Hongkong Chinese Limited
- logo of Hongkong Chinese Limited, same as Lippo group
- Formerly: The HKCB Bank Holding
- Company type: public
- Traded as: SEHK: 655
- Industry: Real estate, equity investment
- Founded: 20 October 1992
- Headquarters: 24/th, Tower 1, Lippo Centre, Hong Kong Island, Hong Kong
- Key people:
| Stephen Riady | (chairman) |
| John Lee | (CEO) |
- Revenue: HK$01.327 billion (2015–16)
- Net income: HK$00204 million (2015–16)
- Total assets: HK$11.417 billion (2015–16)
- Total equity: HK$10.501 billion (2015–16)
- Owner:
| Riady family via Lippo Limited | (65.84%) |
| Farallon Capital | (09.98%) |
| public shareholders | (24.18%) |
- Parent: Lippo Limited (SEHK: 226)
- Website: hkchinese.com.hk

= Hongkong Chinese Limited =

Property and holding company

Hongkong Chinese Limited is a Bermuda-incorporated Hong Kong listed company. It was the holding company of Hongkong Chinese Bank, which was sold in 2002. The listed company now engaged in real estate development in China and had properties in Singapore. Hongkong Chinese Limited is an indirect subsidiary of Lippo Capital, which was owned by Indonesian entrepreneur Mochtar Riady and his family members. The chairman of Hongkong Chinese Limited, Stephen Riady, is the son of Mochtar.

==History==
The HKCB Bank Holding Company Limited was incorporated in 1992 (and registered as a foreign company in Hong Kong on 20 October 1992). In 2001, the subsidiary Hongkong Chinese Bank was sold to CITIC Ka Wah Bank for HK$4.2 billion. The holding company itself was renamed to Hongkong Chinese Limited on 8 February 2002. In the same year 85% shares of Macau Chinese Bank and 85% stake of ImPac Asset Management were acquired, for MOP$190 million (from Finibanco and Alvaro Pinho da Costa Leite) and US$2.125 million (from ImPac Partners) respectively. An additional 15% shares of the bank were acquired from Wong Kon Kei in September 2007, for MOP$47.2 million. In the same year Hongkong Chinese Limited proposed to sell 60% shares of the intermediate holding company of the bank, Winwise Holdings Limited. However, the deal collapsed.
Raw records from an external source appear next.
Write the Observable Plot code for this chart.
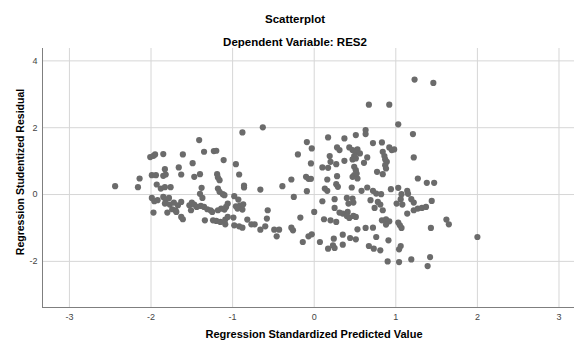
<!DOCTYPE html>
<html><head><meta charset="utf-8">
<script src="https://cdn.jsdelivr.net/npm/d3@7"></script>
<script src="https://cdn.jsdelivr.net/npm/@observablehq/plot@0.6"></script>
<style>
body{margin:0;background:#fff;font-family:"Liberation Sans",Arial,sans-serif;}
#wrap{position:relative;width:574px;height:341px;overflow:hidden;background:#fff}
#chart{position:absolute;left:0;top:0}
.t{position:absolute;font-weight:bold;font-size:11px;color:#000;white-space:nowrap;transform:translate(-50%,-50%);z-index:2}
</style></head><body>
<div id="wrap">
<div id="chart"></div>
<div class="t" style="left:295px;top:18.5px;font-size:11.5px">Scatterplot</div>
<div class="t" style="left:295px;top:41.5px;font-size:11.5px">Dependent Variable: RES2</div>
<div class="t" style="left:314px;top:334px">Regression Standardized Predicted Value</div>
<div class="t" style="left:20px;top:171.5px;font-size:10.5px;transform:translate(-50%,-50%) rotate(-90deg)">Regression Studentized Residual</div>
</div>
<script>
// Regression standardized predicted value (x) and studentized residual (y)
const predicted = [
-2.01,-1.97,-1.95,-1.85,-1.61,-1.35,-1.41,-1.83,-1.66,-1.49,-1.99,-1.94,-1.85,-1.82,-1.63,-1.47,-1.40,-2.14,-2.16,-2.44,-1.93,-1.88,-1.83,-1.76,-1.38,-1.40,
-1.99,-1.96,-1.92,-1.85,-1.82,-1.78,-1.83,-1.77,-1.72,-1.67,-1.70,-1.74,-1.69,-1.63,-1.97,-1.80,-1.63,-1.61,-1.53,-1.51,-1.50,-1.47,-1.44,-1.39,-1.35,-1.37,-1.31,-1.27,-1.25,-1.34,-1.24,
-0.63,-0.88,-1.23,-1.20,-1.11,-0.96,-0.92,-1.19,-1.18,-1.16,-0.86,-0.86,-0.66,-1.18,-1.16,-1.12,-1.10,-0.98,-0.93,-0.96,-0.91,-0.87,-0.94,-0.88,-1.06,-1.08,-1.10,-1.14,-1.18,-1.20,-1.15,-1.09,-1.06,-1.09,-0.99,-0.98,-0.92,-0.88,-0.82,-0.77,-0.73,-0.66,-0.60,-0.58,-0.57,-0.49,-0.43,-0.46,-0.28,-0.26,-0.17,-0.14,-0.07,-0.03,-0.39,-0.28,-0.25,-0.20,-0.09,-0.03,-0.04,-0.10,-0.07,-0.04,-0.09,0.00,0.07,
1.23,0.67,0.92,1.03,1.21,1.22,1.27,1.38,0.63,0.63,0.51,0.37,0.17,0.72,0.83,0.28,0.31,0.43,0.47,0.51,0.53,0.56,0.49,0.47,0.51,0.19,0.92,0.95,0.98,0.84,0.86,0.87,0.89,0.87,0.88,0.65,0.61,0.37,0.27,0.20,0.17,0.10,0.49,0.51,0.49,0.47,0.53,0.52,0.28,0.27,0.29,0.16,0.77,0.84,0.13,0.16,0.46,0.58,0.65,0.72,0.76,0.82,0.94,1.03,1.14,1.07,1.15,
0.10,0.25,0.40,0.47,0.48,0.42,0.69,0.78,0.81,0.74,0.84,0.25,0.31,0.35,0.41,0.40,0.43,0.48,0.51,0.12,0.20,0.27,1.01,1.06,1.08,1.19,1.22,1.14,1.22,1.27,1.32,1.37,0.83,0.88,0.92,0.88,1.03,1.05,1.07,1.43,0.53,0.63,0.72,0.24,0.35,0.44,0.51,0.76,0.23,0.25,0.17,0.35,0.67,0.73,0.81,0.91,1.06,1.04,0.90,1.04,1.19,1.42,1.39,
1.46,1.47,1.44,1.62,1.65,2.00
];
const residual = [
1.12,1.16,1.20,1.21,1.20,1.28,1.63,0.76,0.81,0.94,0.58,0.58,0.56,0.60,0.60,0.53,0.61,0.48,0.22,0.25,0.30,0.18,0.22,0.22,0.20,0.02,
-0.10,-0.20,-0.17,-0.07,-0.17,-0.10,-0.27,-0.30,-0.24,-0.32,-0.47,-0.44,-0.52,-0.22,-0.54,-0.54,-0.67,-0.74,-0.32,-0.47,-0.24,-0.30,-0.37,-0.34,-0.37,-0.10,-0.44,-0.47,-0.52,-0.77,-0.77,
2.01,1.86,1.30,1.31,1.03,0.91,0.60,0.61,0.51,0.43,0.27,0.21,0.15,0.18,0.08,0.01,-0.02,-0.05,-0.15,-0.35,-0.33,-0.29,-0.42,-0.45,-0.27,-0.37,-0.45,-0.42,-0.47,-0.79,-0.82,-0.75,-0.67,-0.89,-0.69,-0.92,-0.95,-0.99,-0.75,-0.89,-0.89,-1.05,-0.95,-0.72,-0.47,-1.05,-1.05,-1.25,-0.99,-1.07,-0.69,-1.42,-1.25,-1.19,0.25,0.45,-0.07,1.20,1.57,1.38,0.93,0.53,0.47,0.47,0.10,-0.52,-1.42,
3.44,2.69,2.69,2.10,1.81,1.11,0.48,0.35,1.93,1.81,1.78,1.68,1.71,1.54,1.56,1.41,1.33,1.41,1.33,1.25,1.35,1.23,1.15,1.05,1.08,1.15,1.41,1.33,1.35,1.28,1.15,1.05,0.98,0.88,0.78,1.11,0.95,1.01,0.91,0.98,0.80,0.81,0.83,0.73,0.58,0.53,0.48,0.63,0.55,0.31,0.23,0.45,0.68,0.61,0.18,0.11,0.21,0.11,0.21,0.11,0.03,0.01,0.16,0.20,0.11,0.01,0.02,
-0.20,-0.14,-0.10,-0.12,-0.24,-0.27,-0.17,-0.22,-0.30,-0.40,-0.47,-0.40,-0.54,-0.57,-0.52,-0.64,-0.70,-0.64,-0.67,-0.74,-0.77,-0.82,-0.27,-0.14,-0.30,-0.14,-0.24,-0.57,-0.47,-0.42,-0.40,-0.37,-0.77,-0.74,-0.80,-0.90,-0.84,-0.92,-1.00,-1.00,-1.04,-1.00,-0.99,-1.32,-1.20,-1.30,-1.34,-1.27,-1.52,-1.60,-1.62,-1.50,-1.54,-1.62,-1.67,-1.37,-1.54,-1.64,-2.00,-2.02,-1.94,-1.87,-2.14,
3.34,0.35,-0.19,-0.75,-0.89,-1.27
];
const xTicks = [-3, -2, -1, 0, 1, 2, 3];
const yTicks = [-2, 0, 2, 4];
const xDomain = [-3.33, 3.19];
const yDomain = [-3.38, 4.37];

const data = predicted.map((x, i) => ({x, y: residual[i]}));

const chart = Plot.plot({
  width: 574,
  height: 341,
  marginTop: 48,
  marginBottom: 34,
  marginLeft: 42,
  marginRight: 0,
  style: {background: "transparent", fontFamily: "'Liberation Sans', Arial, sans-serif", overflow: "visible"},
  x: {domain: xDomain},
  y: {domain: yDomain},
  marks: [
    Plot.ruleX(xTicks, {stroke: "#d6d6d6", strokeWidth: 1}),
    Plot.ruleY(yTicks, {stroke: "#d6d6d6", strokeWidth: 1}),
    Plot.ruleX([xDomain[0]], {stroke: "#7f7f7f", strokeWidth: 1}),
    Plot.ruleY([yDomain[0]], {stroke: "#7f7f7f", strokeWidth: 1}),
    Plot.axisX(xTicks, {tickSize: 0, tickPadding: 6, tickFormat: d => String(d), fontSize: 9, fill: "#444", label: null}),
    Plot.axisY(yTicks, {tickSize: 0, tickPadding: 5, tickFormat: d => String(d), fontSize: 9, fill: "#444", label: null}),
    Plot.dot(data, {x: "x", y: "y", r: 3.1, fill: "#6b6b6b", stroke: "none"})
  ]
});
document.getElementById("chart").appendChild(chart);
</script>
</body></html>
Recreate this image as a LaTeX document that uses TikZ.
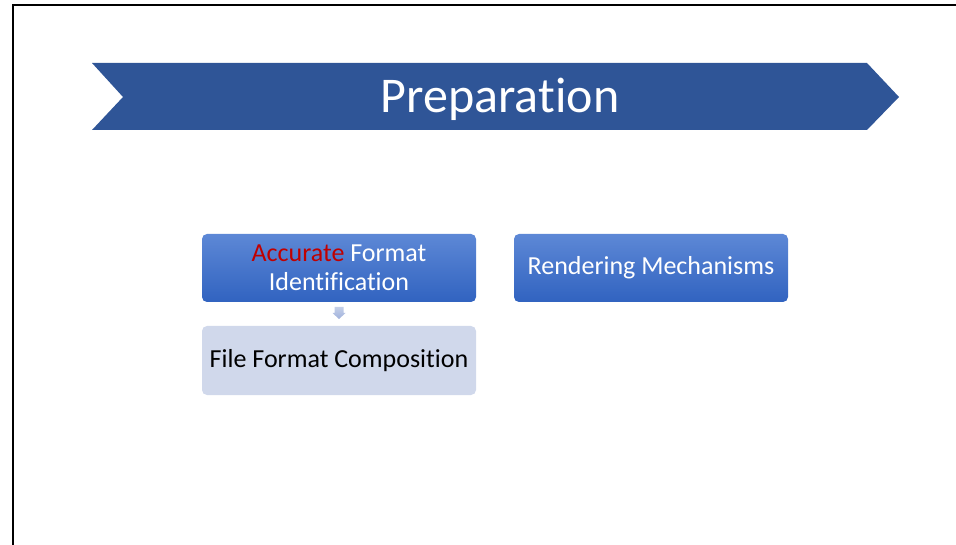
\documentclass[tikz,border=0pt]{standalone}
\usepackage{fontspec}
\setmainfont[Ligatures=NoCommon]{Carlito}
\usepackage{tikz}
\usetikzlibrary{calc}

\definecolor{bannerblue}{RGB}{47,85,151}
\definecolor{boxtop}{RGB}{93,136,214}
\definecolor{boxbottom}{RGB}{49,99,192}
\definecolor{boxpale}{RGB}{208,216,235}
\definecolor{arrowtop}{RGB}{196,207,232}
\definecolor{arrowbottom}{RGB}{160,178,220}
\definecolor{accred}{RGB}{192,0,0}

\tikzset{
    stepblue/.style={rounded corners=5pt, shading=axis, top color=boxtop, bottom color=boxbottom,
        minimum width=274pt, minimum height=68pt, text=white, align=center, font=\fontsize{26}{29}\selectfont},
    steppale/.style={rounded corners=5pt, fill=boxpale, minimum width=274pt, minimum height=69pt,
        text=black, align=center, font=\fontsize{26}{29}\selectfont}
}

\begin{document}
\begin{tikzpicture}[x=1pt,y=-1pt]
            \useasboundingbox (0,0) rectangle (956,545);
            \draw [line width=2.2pt] (13,545) -- (13,5) -- (956,5);
            % banner
            \fill [bannerblue] (92,63) -- (867,63) -- (899,97) -- (867,130) -- (92,130) -- (123,97) -- cycle;
            \node [text=white, font=\fontsize{50}{56}\selectfont] (title) at (500,99) {Preparation};
            % steps
            \node [stepblue] (ident) at (339,268) {\textcolor{accred}{Accurate} Format\\Identification};
            \node [stepblue] (render) at (651,268) {Rendering Mechanisms};
            \node [steppale] (compo) at (339,360.5) {File Format Composition};
            \coordinate (down) at ($(ident.south)!0.5!(compo.north)$);
            \shade [top color=arrowtop, bottom color=arrowbottom]
                ($(down)+(-4.5,-7)$) -- ($(down)+(4.5,-7)$) -- ($(down)+(4.5,-1)$) -- ($(down)+(6.5,-1)$)
                -- ($(down)+(0,5)$) -- ($(down)+(-6.5,-1)$) -- ($(down)+(-4.5,-1)$) -- cycle;
        \end{tikzpicture}
\end{document}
In 2006 Hongkong Chinese Limited, partnering Argyle Street Management, acquired Kim Seng Plaza, Singapore.

In June 2015, 49% shares of Macau Chinese Bank was sold to Chinese state-owned Nam Yue Group (40%) and Yang Jun (9%) respectively for MOP$441 million. Hongkong Chinese Limited remained as the major shareholder for 51% shares. In October 2015, an additional 31% shares were sold to Nam Yue Group (16%) and Wong Kar Ho (15%) for MOP$279 million, subject to the approval of the Monetary Authority of Macau.

==Ownership==
In 1998, China Resources Enterprise acquired 50% shares of HKCB Bank Holding's parent company: Lippo CRE (Financial Services) Limited, which owned 58.78% shares of HKCB Bank Holding in 2001, the rest of the shares of Lippo CRE (Financial Services) were retained by Lippo China Resources, a listed company but also a subsidiary of Lippo Limited. In 2001, 50% shares of Lippo CRE (Financial Services) Limited and 5.84% shares of HKCB Bank Holding that were held by China Resources Enterprise directly, were sold to Lippo China Resources, for about HK$1.8 billion.

In 2007, to simplify group structure, the shares of Hongkong Chinese Limited were acquired by Lippo Limited from subsidiary Lippo China Resources.